Hank found the promise of a collective teaching experience alluring. It was clear that, for him, the solitary life of a painter was not appealing: he sought a wider range of experience, something that would combine a creative life with that of building trades. On August 20, 1932, Hank sent Wright a letter, introducing himself and inquiring about the requirements for admission. Writing on Chumleigh Farm stationary, he described himself as fluent in French and as someone who enjoyed both painting ("my life work!") and physical labor. With its call for architecture combined with craftsmanship, gardening, carpentry, and general physical labor, the description of Taliesin as a "bookless school" was, for the young Schubart, "like a dream come true." He continued, "Two months ago having read your autobiography very eagerly I found in you a man of my ideals and a sympathetic and understanding individual so that writing to you and asking whether I might be able to share this beautiful venture, thrills me. If you feel that I am worthwhile material for your fellowship I would like to know more about it.
Despite being designated a "fellowship," the program at Taliesin required students to pay tuition, and Henry Sr. did not support his son's desire to attend. Hank was undeterred. He spent the next year in New York and wrote again in 1933, asking about admission requirements that fall, particularly regarding any minimum age or educational requirements. Within a week, Schubart had a response. Karl Jenson, the secretary of the Taliesin Fellowship, informed him that a new fellowship prospectus was being prepared and would be mailed soon. He offered that a Mr. Churchill, in New York, was familiar with Taliesin and could advise Schubart about the program: "You will find in the new prospectus that the tuition has been raised from $675 to $1100 for the year. There are no requirements as to age nor formal education—although most of our apprentices are post-graduate from various universities. The requirement necessary is a desire to come under the conditions of the prospectus which has been changed considerably from the one you have."

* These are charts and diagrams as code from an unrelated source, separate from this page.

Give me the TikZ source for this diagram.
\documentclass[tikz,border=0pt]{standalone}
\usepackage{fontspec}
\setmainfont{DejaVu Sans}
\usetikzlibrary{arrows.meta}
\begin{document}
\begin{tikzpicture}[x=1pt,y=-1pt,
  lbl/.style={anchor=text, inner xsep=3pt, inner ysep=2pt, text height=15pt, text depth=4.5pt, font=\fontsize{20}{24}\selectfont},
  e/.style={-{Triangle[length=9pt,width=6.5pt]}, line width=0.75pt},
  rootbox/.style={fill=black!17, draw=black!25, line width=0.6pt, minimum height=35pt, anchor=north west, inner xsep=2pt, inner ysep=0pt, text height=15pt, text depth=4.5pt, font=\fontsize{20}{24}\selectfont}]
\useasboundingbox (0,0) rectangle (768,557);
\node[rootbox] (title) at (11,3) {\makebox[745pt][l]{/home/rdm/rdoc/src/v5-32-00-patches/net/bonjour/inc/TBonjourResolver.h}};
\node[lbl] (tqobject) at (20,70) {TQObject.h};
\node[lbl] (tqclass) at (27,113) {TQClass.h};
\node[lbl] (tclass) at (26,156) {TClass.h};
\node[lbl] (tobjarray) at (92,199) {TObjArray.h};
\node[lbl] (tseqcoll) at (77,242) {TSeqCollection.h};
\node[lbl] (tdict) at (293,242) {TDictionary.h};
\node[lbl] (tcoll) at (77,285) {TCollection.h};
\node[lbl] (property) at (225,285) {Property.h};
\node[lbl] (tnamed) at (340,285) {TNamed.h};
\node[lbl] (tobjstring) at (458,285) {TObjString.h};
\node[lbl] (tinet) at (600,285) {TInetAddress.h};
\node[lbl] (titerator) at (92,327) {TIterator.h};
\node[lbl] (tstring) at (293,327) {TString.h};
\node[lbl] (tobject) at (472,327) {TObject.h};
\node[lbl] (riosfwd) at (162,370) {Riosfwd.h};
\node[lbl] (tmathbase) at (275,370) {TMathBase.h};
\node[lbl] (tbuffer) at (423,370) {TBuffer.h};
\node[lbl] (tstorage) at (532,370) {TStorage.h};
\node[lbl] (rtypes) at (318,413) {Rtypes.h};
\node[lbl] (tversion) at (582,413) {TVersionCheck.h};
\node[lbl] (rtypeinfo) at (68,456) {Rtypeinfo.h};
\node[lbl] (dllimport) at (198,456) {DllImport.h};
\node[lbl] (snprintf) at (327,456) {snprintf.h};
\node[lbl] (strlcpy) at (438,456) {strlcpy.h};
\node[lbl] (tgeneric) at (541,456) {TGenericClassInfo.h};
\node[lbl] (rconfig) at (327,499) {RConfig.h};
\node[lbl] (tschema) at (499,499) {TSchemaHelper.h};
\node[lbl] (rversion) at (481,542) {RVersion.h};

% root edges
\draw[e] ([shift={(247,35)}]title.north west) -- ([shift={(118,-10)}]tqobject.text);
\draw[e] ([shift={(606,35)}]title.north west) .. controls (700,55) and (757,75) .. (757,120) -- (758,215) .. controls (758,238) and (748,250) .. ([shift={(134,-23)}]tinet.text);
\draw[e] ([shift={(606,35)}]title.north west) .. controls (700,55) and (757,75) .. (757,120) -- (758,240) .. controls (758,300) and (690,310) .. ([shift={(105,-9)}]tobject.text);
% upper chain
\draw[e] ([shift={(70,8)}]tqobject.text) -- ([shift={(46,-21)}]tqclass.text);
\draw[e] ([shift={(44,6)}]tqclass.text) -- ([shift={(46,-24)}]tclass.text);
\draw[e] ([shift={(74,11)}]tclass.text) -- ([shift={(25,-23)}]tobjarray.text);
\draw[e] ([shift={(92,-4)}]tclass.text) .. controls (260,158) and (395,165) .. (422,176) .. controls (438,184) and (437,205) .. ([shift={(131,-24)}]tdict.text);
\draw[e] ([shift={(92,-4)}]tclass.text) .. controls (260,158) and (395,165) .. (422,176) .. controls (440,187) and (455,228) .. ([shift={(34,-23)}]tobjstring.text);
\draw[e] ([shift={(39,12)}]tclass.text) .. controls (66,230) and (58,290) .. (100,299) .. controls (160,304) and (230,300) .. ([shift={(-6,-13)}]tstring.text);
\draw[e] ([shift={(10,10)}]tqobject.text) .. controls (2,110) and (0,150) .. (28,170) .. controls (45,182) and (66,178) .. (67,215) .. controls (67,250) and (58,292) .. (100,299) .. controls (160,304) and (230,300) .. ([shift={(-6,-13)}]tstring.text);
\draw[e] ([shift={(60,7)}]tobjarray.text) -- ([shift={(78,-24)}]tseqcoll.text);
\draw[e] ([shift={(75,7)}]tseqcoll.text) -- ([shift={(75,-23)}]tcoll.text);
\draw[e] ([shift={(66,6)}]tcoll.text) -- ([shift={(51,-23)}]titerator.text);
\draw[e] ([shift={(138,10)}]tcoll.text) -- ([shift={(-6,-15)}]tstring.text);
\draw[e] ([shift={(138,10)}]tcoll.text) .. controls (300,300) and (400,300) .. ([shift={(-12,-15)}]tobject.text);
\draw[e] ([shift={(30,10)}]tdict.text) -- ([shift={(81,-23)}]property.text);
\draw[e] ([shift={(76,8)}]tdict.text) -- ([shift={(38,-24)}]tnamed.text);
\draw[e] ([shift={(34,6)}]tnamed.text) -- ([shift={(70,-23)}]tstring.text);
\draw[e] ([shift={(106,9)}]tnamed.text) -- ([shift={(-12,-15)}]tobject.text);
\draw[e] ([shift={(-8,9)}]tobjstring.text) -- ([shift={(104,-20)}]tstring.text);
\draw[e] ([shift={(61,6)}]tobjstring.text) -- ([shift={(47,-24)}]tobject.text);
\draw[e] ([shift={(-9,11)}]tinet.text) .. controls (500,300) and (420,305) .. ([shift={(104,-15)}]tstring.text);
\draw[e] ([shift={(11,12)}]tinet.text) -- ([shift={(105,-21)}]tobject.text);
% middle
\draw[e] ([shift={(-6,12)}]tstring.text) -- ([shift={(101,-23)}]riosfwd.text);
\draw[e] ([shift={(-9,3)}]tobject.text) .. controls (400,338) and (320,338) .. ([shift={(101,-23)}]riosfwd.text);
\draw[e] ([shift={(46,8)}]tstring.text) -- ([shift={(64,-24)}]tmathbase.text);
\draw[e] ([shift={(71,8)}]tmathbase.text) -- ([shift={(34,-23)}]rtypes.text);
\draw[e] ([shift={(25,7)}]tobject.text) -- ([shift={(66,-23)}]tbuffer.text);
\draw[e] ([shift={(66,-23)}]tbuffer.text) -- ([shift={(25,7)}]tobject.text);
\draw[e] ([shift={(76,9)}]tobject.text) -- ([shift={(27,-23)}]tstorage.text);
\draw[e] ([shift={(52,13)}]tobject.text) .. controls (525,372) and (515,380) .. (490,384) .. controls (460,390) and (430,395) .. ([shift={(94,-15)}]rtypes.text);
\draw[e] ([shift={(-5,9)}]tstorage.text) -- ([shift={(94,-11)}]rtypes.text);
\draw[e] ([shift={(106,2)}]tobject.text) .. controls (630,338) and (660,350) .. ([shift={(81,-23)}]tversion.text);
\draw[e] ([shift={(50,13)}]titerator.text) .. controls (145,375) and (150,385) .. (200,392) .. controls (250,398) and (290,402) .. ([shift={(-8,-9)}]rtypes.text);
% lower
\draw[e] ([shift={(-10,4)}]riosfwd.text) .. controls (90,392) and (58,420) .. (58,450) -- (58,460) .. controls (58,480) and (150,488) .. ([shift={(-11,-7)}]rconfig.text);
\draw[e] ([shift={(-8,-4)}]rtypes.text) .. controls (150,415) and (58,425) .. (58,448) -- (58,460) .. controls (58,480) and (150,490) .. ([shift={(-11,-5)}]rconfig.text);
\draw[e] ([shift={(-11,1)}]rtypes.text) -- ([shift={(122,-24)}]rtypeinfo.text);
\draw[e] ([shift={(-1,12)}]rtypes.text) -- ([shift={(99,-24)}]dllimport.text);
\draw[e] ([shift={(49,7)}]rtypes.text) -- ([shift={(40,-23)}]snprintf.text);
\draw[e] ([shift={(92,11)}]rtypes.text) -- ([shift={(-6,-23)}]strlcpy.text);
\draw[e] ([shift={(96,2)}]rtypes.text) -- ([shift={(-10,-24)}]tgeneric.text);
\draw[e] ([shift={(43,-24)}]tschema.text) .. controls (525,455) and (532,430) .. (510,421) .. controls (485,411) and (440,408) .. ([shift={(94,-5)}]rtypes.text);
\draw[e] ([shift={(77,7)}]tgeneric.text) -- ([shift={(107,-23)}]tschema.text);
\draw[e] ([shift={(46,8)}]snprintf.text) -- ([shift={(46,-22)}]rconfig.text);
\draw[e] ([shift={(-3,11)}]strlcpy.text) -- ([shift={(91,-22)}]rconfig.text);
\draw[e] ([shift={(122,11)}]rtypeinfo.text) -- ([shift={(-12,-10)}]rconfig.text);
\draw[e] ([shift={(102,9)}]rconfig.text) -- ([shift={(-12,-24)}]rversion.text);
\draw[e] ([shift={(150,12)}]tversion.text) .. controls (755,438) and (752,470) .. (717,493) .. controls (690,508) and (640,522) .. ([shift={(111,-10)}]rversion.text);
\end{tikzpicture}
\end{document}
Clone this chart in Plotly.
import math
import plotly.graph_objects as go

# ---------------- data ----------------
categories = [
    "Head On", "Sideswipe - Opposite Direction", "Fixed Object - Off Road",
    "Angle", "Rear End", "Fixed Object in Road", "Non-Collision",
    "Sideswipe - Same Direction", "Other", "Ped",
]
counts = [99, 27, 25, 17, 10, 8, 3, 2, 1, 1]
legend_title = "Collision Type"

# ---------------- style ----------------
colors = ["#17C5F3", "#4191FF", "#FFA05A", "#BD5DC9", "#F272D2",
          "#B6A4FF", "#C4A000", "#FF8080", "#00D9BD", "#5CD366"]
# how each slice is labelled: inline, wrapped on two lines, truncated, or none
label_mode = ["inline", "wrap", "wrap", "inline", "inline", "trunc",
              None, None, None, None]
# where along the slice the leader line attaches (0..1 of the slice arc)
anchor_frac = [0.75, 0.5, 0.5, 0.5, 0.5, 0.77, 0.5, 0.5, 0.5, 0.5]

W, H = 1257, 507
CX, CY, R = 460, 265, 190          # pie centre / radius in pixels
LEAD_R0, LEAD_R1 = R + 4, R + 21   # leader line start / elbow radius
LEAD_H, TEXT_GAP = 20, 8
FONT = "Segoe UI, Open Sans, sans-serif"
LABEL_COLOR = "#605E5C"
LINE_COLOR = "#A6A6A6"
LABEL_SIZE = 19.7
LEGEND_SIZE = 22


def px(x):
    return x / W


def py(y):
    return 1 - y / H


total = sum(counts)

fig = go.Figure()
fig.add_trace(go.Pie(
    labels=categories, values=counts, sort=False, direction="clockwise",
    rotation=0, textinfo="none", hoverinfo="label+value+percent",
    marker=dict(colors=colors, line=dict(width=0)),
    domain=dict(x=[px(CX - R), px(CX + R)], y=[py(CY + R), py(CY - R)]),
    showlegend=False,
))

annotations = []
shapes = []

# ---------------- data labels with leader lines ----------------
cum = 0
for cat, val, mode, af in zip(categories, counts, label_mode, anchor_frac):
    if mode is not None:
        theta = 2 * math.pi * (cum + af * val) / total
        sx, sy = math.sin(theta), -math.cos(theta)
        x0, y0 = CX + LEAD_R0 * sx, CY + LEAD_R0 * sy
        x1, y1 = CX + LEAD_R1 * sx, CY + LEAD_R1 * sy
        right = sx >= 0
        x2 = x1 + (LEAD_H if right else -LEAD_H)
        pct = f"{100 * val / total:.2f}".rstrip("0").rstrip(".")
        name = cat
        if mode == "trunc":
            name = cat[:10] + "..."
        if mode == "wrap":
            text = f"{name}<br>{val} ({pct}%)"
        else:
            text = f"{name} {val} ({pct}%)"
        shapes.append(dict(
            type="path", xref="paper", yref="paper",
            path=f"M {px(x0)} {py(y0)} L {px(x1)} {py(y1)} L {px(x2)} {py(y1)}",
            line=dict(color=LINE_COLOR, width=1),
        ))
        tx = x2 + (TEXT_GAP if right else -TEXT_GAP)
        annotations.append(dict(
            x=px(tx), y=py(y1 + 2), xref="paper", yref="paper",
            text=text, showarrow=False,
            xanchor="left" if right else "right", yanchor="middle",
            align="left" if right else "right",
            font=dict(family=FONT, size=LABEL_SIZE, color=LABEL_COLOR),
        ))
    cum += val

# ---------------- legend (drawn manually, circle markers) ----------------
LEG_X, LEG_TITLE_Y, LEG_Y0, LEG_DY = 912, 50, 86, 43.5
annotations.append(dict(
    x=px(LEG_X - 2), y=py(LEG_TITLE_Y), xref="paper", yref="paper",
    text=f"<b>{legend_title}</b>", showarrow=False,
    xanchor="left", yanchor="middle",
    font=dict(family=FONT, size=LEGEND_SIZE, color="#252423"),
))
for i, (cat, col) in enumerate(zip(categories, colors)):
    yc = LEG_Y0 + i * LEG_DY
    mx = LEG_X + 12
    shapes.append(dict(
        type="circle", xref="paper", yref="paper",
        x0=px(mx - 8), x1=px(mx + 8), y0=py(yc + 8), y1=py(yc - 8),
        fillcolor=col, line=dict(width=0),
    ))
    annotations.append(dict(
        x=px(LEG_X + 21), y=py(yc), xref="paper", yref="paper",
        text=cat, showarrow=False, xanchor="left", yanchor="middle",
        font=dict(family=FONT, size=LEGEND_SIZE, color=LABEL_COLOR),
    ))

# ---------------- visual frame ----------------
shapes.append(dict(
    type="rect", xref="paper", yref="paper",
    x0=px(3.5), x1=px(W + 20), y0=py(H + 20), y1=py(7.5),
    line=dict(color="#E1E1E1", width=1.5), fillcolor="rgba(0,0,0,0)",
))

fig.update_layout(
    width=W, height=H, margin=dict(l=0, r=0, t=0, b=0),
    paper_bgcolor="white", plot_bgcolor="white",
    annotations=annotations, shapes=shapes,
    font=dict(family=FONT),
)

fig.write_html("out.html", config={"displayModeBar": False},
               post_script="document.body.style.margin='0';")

The changed prospectus called for a much more informal structure for the fellowship. Enrollment was limited to twenty-three apprentices, but the three basic elements of a Taliesin education remained: first, training in drafting skills by assisting with Wright's architectural work; second, learning building techniques and construction methods by framing, modifying, repairing, and remodeling Taliesin; and, finally, acquiring the knowledge of how to maintain buildings, make minor repairs, and support the daily routine at Taliesin, which included cooking, gardening, laundry, and all the other work required to maintain a life without servants.
Hank acted without hesitation. He wrote to Wright that he would like to come and stay with him for a while. He wrote of having cooked, painted, and done all kinds of hard work on the family farm. Wright wrote back: "Come ahead."